# WHAT YOU NEED TO DO
Produce an exact transcription of the listing below, omitting the pictures.

— start of SOURCE MATERIAL —

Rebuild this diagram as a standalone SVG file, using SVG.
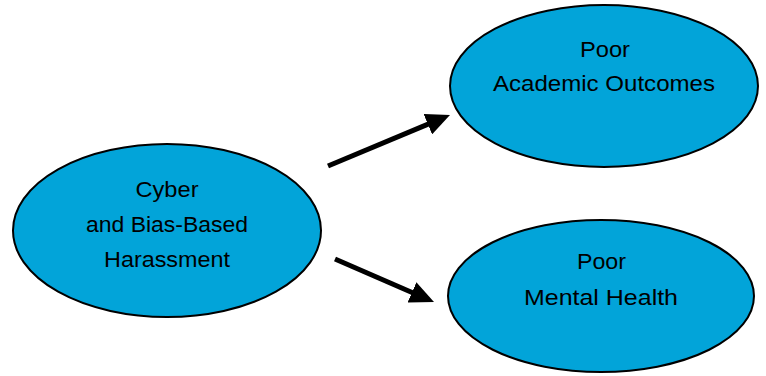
<svg xmlns="http://www.w3.org/2000/svg" width="766" height="376" viewBox="0 0 766 376">
<style>
.node ellipse{fill:#02A4D9;stroke:#000;stroke-width:2}
.node text{font-family:"Liberation Sans",Arial,sans-serif;font-size:22px;fill:#000;text-anchor:middle}
.conn line{stroke:#000;stroke-width:5}
</style>
<defs>
<marker id="ah" markerUnits="userSpaceOnUse" viewBox="0 0 24 22" markerWidth="24" markerHeight="22" refX="12" refY="11" orient="auto">
<path d="M0,0 L24,11 L0,22 z" fill="#000"/>
</marker>
</defs>
<rect width="766" height="376" fill="#fff"/>
<g id="connectors" class="conn">
<line x1="328" y1="166" x2="438.9" y2="119.6" marker-end="url(#ah)"/>
<line x1="335" y1="259" x2="423" y2="297.2" marker-end="url(#ah)"/>
</g>
<g id="harassment" class="node">
<ellipse cx="167" cy="230.5" rx="154" ry="86.5"/>
<text x="167" y="197" textLength="63" lengthAdjust="spacingAndGlyphs">Cyber</text>
<text x="167" y="232" textLength="162" lengthAdjust="spacingAndGlyphs">and Bias-Based</text>
<text x="167" y="267" textLength="126" lengthAdjust="spacingAndGlyphs">Harassment</text>
</g>
<g id="academic" class="node">
<ellipse cx="604" cy="86" rx="154" ry="81"/>
<text x="605" y="57" textLength="50" lengthAdjust="spacingAndGlyphs">Poor</text>
<text x="604" y="91" textLength="222" lengthAdjust="spacingAndGlyphs">Academic Outcomes</text>
</g>
<g id="mental" class="node">
<ellipse cx="601" cy="296" rx="153" ry="76"/>
<text x="601.5" y="269" textLength="49" lengthAdjust="spacingAndGlyphs">Poor</text>
<text x="601" y="305" textLength="154" lengthAdjust="spacingAndGlyphs">Mental Health</text>
</g>
</svg>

— end of SOURCE MATERIAL —

# FINAL ANSWER
Rebuild this diagram as a standalone SVG file, using SVG.
<svg xmlns="http://www.w3.org/2000/svg" width="766" height="376" viewBox="0 0 766 376">
<style>
.node ellipse{fill:#02A4D9;stroke:#000;stroke-width:2}
.node text{font-family:"Liberation Sans",Arial,sans-serif;font-size:22px;fill:#000;text-anchor:middle}
.conn line{stroke:#000;stroke-width:5}
</style>
<defs>
<marker id="ah" markerUnits="userSpaceOnUse" viewBox="0 0 24 22" markerWidth="24" markerHeight="22" refX="12" refY="11" orient="auto">
<path d="M0,0 L24,11 L0,22 z" fill="#000"/>
</marker>
</defs>
<rect width="766" height="376" fill="#fff"/>
<g id="connectors" class="conn">
<line x1="328" y1="166" x2="438.9" y2="119.6" marker-end="url(#ah)"/>
<line x1="335" y1="259" x2="423" y2="297.2" marker-end="url(#ah)"/>
</g>
<g id="harassment" class="node">
<ellipse cx="167" cy="230.5" rx="154" ry="86.5"/>
<text x="167" y="197" textLength="63" lengthAdjust="spacingAndGlyphs">Cyber</text>
<text x="167" y="232" textLength="162" lengthAdjust="spacingAndGlyphs">and Bias-Based</text>
<text x="167" y="267" textLength="126" lengthAdjust="spacingAndGlyphs">Harassment</text>
</g>
<g id="academic" class="node">
<ellipse cx="604" cy="86" rx="154" ry="81"/>
<text x="605" y="57" textLength="50" lengthAdjust="spacingAndGlyphs">Poor</text>
<text x="604" y="91" textLength="222" lengthAdjust="spacingAndGlyphs">Academic Outcomes</text>
</g>
<g id="mental" class="node">
<ellipse cx="601" cy="296" rx="153" ry="76"/>
<text x="601.5" y="269" textLength="49" lengthAdjust="spacingAndGlyphs">Poor</text>
<text x="601" y="305" textLength="154" lengthAdjust="spacingAndGlyphs">Mental Health</text>
</g>
</svg>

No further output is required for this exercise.